Quem nunca?

A plasticidade com que atualmente nos são apresentadas as denominadas ‘figuras públicas’ e o seu frequente endeusamento trazem consigo a ideia de que são seres humanos muito próximos da perfeição, com comportamentos comedidos e exemplares e que qualquer lapso ou falha pode ser fatal.

por Pedro Neves de Sousa
Advogado Associado Sénior na Cerejeira Namora, Marinho Falcão

Em redor da história, composta por factos relevantes ocorridos ao longo dos tempos, a humanidade tem convivido com historietas, as quais afloram questões laterais normalmente relacionadas com a curiosidade da vida alheia. Na verdade, parece existir uma inevitável atração pelos erros dos outros e uma pressa em fazer juízos de valor acerca dos comportamentos de terceiros, ganhando especial relevância se o visado tiver notoriedade social, política, académica, cultural ou desportiva. E, por regra, observa-se uma tendência natural para ser mais exigente com os outros do que connosco. A intemporal prosa queirosiana retratou, de forma expressiva e até corrosiva, um quadro social que parece fazer parte da natureza humana, no qual está inscrita esta costela mais coscuvilheira. Mas no século XIX os cidadãos não empunhavam telemóveis com câmaras de filmar e de fotografar, e ainda não tinham apreendido o conceito de rede social e a presença humana na vida virtual. Hoje, são muitas as historietas que vão entretendo os nossos dias, originando a convocação de discussões – essas, sim, importantes – civilizacionais que balizam os níveis de tolerância de uma sociedade e que podem bulir com liberdades individuais.

O relacionamento amoroso de Francisco Sá Carneiro com Snu Abecassis no final dos anos 70 do século passado não colocava mácula acerca das suas capacidades políticas e governativas, mas a discussão pública gerada à época focou-se na sua vida pessoal. No ano passado, foi mediatizado um vídeo de um candidato a líder do PSD, visivelmente embriagado, como forma inadmissível de o diminuir numa contenda eleitoral interna. Por estes dias, Sanna Marin, primeira-ministra da Finlândia, surge igualmente num vídeo, a dançar e a cantar numa festa de forma extrovertida, tendo gerado discussão pública e universal acerca da ‘postura ideal’ de um chefe de Governo. É útil recordar que Sanna Marin é uma jovem mulher de 36 anos, que chegou ao topo do Governo com apenas 34 anos (sendo somente ultrapassada pelo antigo chanceler da Áustria Sebastian Kurz, que ascendeu pela primeira vez a essas funções com 31 anos), depois de um percurso de vida que não conheceu grandes facilidades. Mas, acima de tudo, a cidadã Sanna Marin, sem prejuízo das relevantes funções públicas que temporariamente ocupa e para as quais foi legitimamente eleita, tem direito à sua vida privada. A plasticidade com que atualmente nos são apresentadas as denominadas ‘figuras públicas’ e o seu frequente endeusamento trazem consigo a ideia de que são seres humanos muito próximos da perfeição, com comportamentos comedidos e exemplares e que qualquer lapso ou falha pode ser fatal. E este erro coletivo de perceção conduz a um juízo de censura para a qual o comum dos cidadãos só tem legitimidade opinativa, que se fica pela espuma dos dias.

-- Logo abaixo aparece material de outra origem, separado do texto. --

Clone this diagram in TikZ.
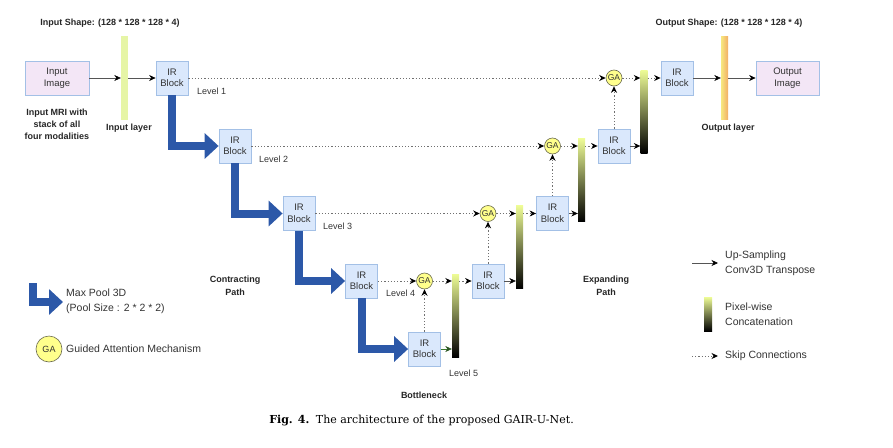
\documentclass[tikz,border=0pt]{standalone}
\usepackage{fontspec}
\setmainfont{Liberation Sans}
\newfontfamily\capfont{DejaVu Serif}
\usetikzlibrary{arrows.meta,shadings}
\definecolor{irfill}{HTML}{DAE8FC}
\definecolor{irborder}{HTML}{A3C0E6}
\definecolor{iofill}{HTML}{F3E6F6}
\definecolor{gafill}{HTML}{FFFF8C}
\definecolor{gaborder}{HTML}{6B6B50}
\definecolor{cattop}{HTML}{EEFC96}
\definecolor{inlayer}{HTML}{E6F5A6}
\definecolor{outleft}{HTML}{F7E880}
\definecolor{outright}{HTML}{F2AE66}
\definecolor{poolblue}{HTML}{2C58A8}
\definecolor{txt}{HTML}{333333}
\definecolor{dotgray}{HTML}{707070}
\definecolor{arrgray}{HTML}{555555}
\definecolor{arrgreen}{HTML}{3C7A2E}
\begin{document}
\begin{tikzpicture}[x=1pt,y=-1pt,
  irblock/.style={draw=irborder, fill=irfill, line width=0.8pt, minimum width=32pt, minimum height=34pt, inner sep=0pt, align=center, text=txt, font=\fontsize{9.5}{11.5}\selectfont},
  iobox/.style={draw=irborder, fill=iofill, line width=0.8pt, minimum width=64pt, minimum height=34pt, inner sep=0pt, align=center, text=txt, font=\fontsize{9.5}{11.5}\selectfont},
  ganode/.style={circle, draw=gaborder, fill=gafill, line width=0.6pt, minimum size=16pt, inner sep=0pt, text=txt, font=\fontsize{8.5}{9}\selectfont},
  catbar/.style={rectangle, draw=none, minimum width=7pt, minimum height=83pt, inner sep=0pt, top color=cattop, bottom color=black},
  solidarr/.style={draw=arrgray, line width=0.6pt, -{Stealth[length=6.5pt,width=6pt,black]}},
  skiparr/.style={draw=dotgray, line width=1pt, dash pattern=on 1.2pt off 2pt, -{Stealth[length=6.5pt,width=6pt,black]}},
  poolarr/.style={draw=poolblue, line width=8pt, line join=miter, -{Triangle[length=14pt,width=25pt]}},
  lvl/.style={anchor=west, inner sep=0pt, text=txt, font=\fontsize{9}{10}\selectfont},
  boldlbl/.style={inner sep=0pt, align=center, text=black!85, font=\fontsize{9}{12}\selectfont\bfseries},
  legtxt/.style={anchor=west, inner sep=0pt, align=left, text=txt, font=\fontsize{10.5}{15}\selectfont}
]
\useasboundingbox (0,0) rectangle (893,447);

% input / output
\node[iobox] (inimg) at (57,78) {Input\\Image};
\node[rectangle, draw=none, fill=inlayer, minimum width=7pt, minimum height=84pt, inner sep=0pt] (inlay) at (124.5,78) {};
\node[irblock] (b1) at (172,78) {IR\\Block};
\node[irblock] (b2) at (235,146) {IR\\Block};
\node[irblock] (b3) at (299,213.5) {IR\\Block};
\node[irblock] (b4) at (361.5,281) {IR\\Block};
\node[irblock] (b5) at (424.5,349) {IR\\Block};
\node[irblock] (u4) at (488,281) {IR\\Block};
\node[irblock] (u3) at (552.5,213.5) {IR\\Block};
\node[irblock] (u2) at (614,146) {IR\\Block};
\node[irblock] (u1) at (677,78) {IR\\Block};
\node[rectangle, draw=none, left color=outleft, right color=outright, minimum width=7pt, minimum height=83pt, inner sep=0pt] (outlay) at (724.5,78) {};
\node[iobox, minimum width=63pt] (outimg) at (787.5,78) {Output\\Image};

% GA nodes
\node[ganode] (g4) at (b5 |- b4) {GA};
\node[ganode] (g3) at (u4 |- b3) {GA};
\node[ganode] (g2) at (u3 |- b2) {GA};
\node[ganode] (g1) at (u2 |- b1) {GA};

% concatenation bars
\node[catbar] (c4) at (455.5,315.5) {};
\node[catbar] (c3) at (519.5,247) {};
\node[catbar] (c2) at (581.5,180) {};
\node[catbar] (c1) at (644,111.5) {};

% level labels
\node[lvl] (l1) at (197,91) {Level 1};
\node[lvl] (l2) at (259,159) {Level 2};
\node[lvl] (l3) at (323,226) {Level 3};
\node[lvl] (l4) at (386,293) {Level 4};
\node[lvl] (l5) at (449,373) {Level 5};

% pool arrows
\draw[poolarr] (b1.south) |- (b2.west);
\draw[poolarr] (b2.south) |- (b3.west);
\draw[poolarr] (b3.south) |- (b4.west);
\draw[poolarr] (b4.south) |- (b5.west);

% input/output arrows
\draw[solidarr] (inimg.east) -- (inlay.west |- inimg);
\draw[solidarr] (inlay.east |- b1) -- (b1.west);
\draw[solidarr] (u1.east) -- (outlay.west |- u1);
\draw[solidarr] (outlay.east |- outimg) -- (outimg.west);

% skip connections
\draw[skiparr] (b1.east) -- (g1.west);
\draw[skiparr] (b2.east) -- (g2.west);
\draw[skiparr] (b3.east) -- (g3.west);
\draw[skiparr] (b4.east) -- (g4.west);
\draw[skiparr] (b5.north) -- (g4.south);
\draw[skiparr] (u4.north) -- (g3.south);
\draw[skiparr] (u3.north) -- (g2.south);
\draw[skiparr] (u2.north) -- (g1.south);
\draw[skiparr] (g4.east) -- (c4.west |- g4);
\draw[skiparr] (g3.east) -- (c3.west |- g3);
\draw[skiparr] (g2.east) -- (c2.west |- g2);
\draw[skiparr] (g1.east) -- (c1.west |- g1);
\draw[skiparr] (c4.east |- u4) -- (u4.west);
\draw[skiparr] (c3.east |- u3) -- (u3.west);
\draw[skiparr] (c2.east |- u2) -- (u2.west);
\draw[skiparr] (c1.east |- u1) -- (u1.west);

% up-sampling arrows
\draw[solidarr, draw=arrgreen, -{Stealth[length=6.5pt,width=6pt,arrgreen!70!black]}] (b5.east) -- (c4.west |- b5);
\draw[solidarr] (u4.east) -- (c3.west |- u4);
\draw[solidarr] (u3.east) -- (c2.west |- u3);
\draw[solidarr] (u2.east) -- (c1.west |- u2);

% text labels
\node[boldlbl] (inshape) at (110,23) {Input Shape: (128 * 128 * 128 * 4)};
\node[boldlbl] (outshape) at (729,23) {Output Shape: (128 * 128 * 128 * 4)};
\node[boldlbl] (inmri) at (57,124) {Input MRI with\\stack of all\\four modalities};
\node[boldlbl] (inlaylbl) at (129,128) {Input layer};
\node[boldlbl] (outlaylbl) at (728,128) {Output layer};
\node[boldlbl, font=\fontsize{9}{13}\selectfont\bfseries] (contr) at (235,286) {Contracting\\Path};
\node[boldlbl, font=\fontsize{9}{13}\selectfont\bfseries] (expan) at (606,286) {Expanding\\Path};
\node[boldlbl] (bottle) at (424,395) {Bottleneck};

% left legend
\coordinate (lpA) at (33,283);
\coordinate (lpB) at (63,302);
\draw[poolarr] (lpA) |- (lpB);
\node[legtxt] (lptxt) at (66,301) {Max Pool 3D\\(Pool Size : 2 * 2 * 2)};
\node[ganode, minimum size=26pt, font=\fontsize{9}{10}\selectfont] (lga) at (49,349) {GA};
\node[legtxt] (lgatxt) at (66,349) {Guided Attention Mechanism};

% right legend
\coordinate (ruA) at (692,263);
\coordinate (ruB) at (718,263);
\draw[solidarr] (ruA) -- (ruB);
\node[legtxt] (rutxt) at (725,263.5) {Up-Sampling\\Conv3D Transpose};
\node[catbar, minimum width=8pt, minimum height=34pt] (rcat) at (708,314) {};
\node[legtxt] (rcattxt) at (725,314) {Pixel-wise\\Concatenation};
\coordinate (rsA) at (692,356);
\coordinate (rsB) at (718,356);
\draw[skiparr] (rsA) -- (rsB);
\node[legtxt] (rstxt) at (725,356) {Skip Connections};

% caption
\node[inner sep=0pt, font=\capfont\fontsize{11}{13}\selectfont] (cap) at (421.5,421) {\textbf{Fig. 4.}\hspace{0.6em}The architecture of the proposed GAIR-U-Net.};
\end{tikzpicture}
\end{document}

Sem prejuízo de entendimentos mais conservadores, e colocando o foco no caso mais recente, o que se exige da primeira-ministra finlandesa é que, de forma séria e competente, lidere o Governo na implantação de políticas públicas que favoreçam a qualidade de vida dos seus concidadãos. Se decidiu dançar e cantar de forma arrojada com os seus amigos, fora do exercício das suas funções e em espaço fechado, é algo que, não obstante poder suscitar a curiosidade alheia, só à mesma diz respeito. Não se trata da prática de um crime ou sequer de uma conduta legalmente censurável, pelo que se encontra dentro do seu espaço de liberdade individual. Daí que tenhamos que reduzir esta história, como outras tantas, à dimensão de historieta, concedendo-lhe a importância que realmente merece.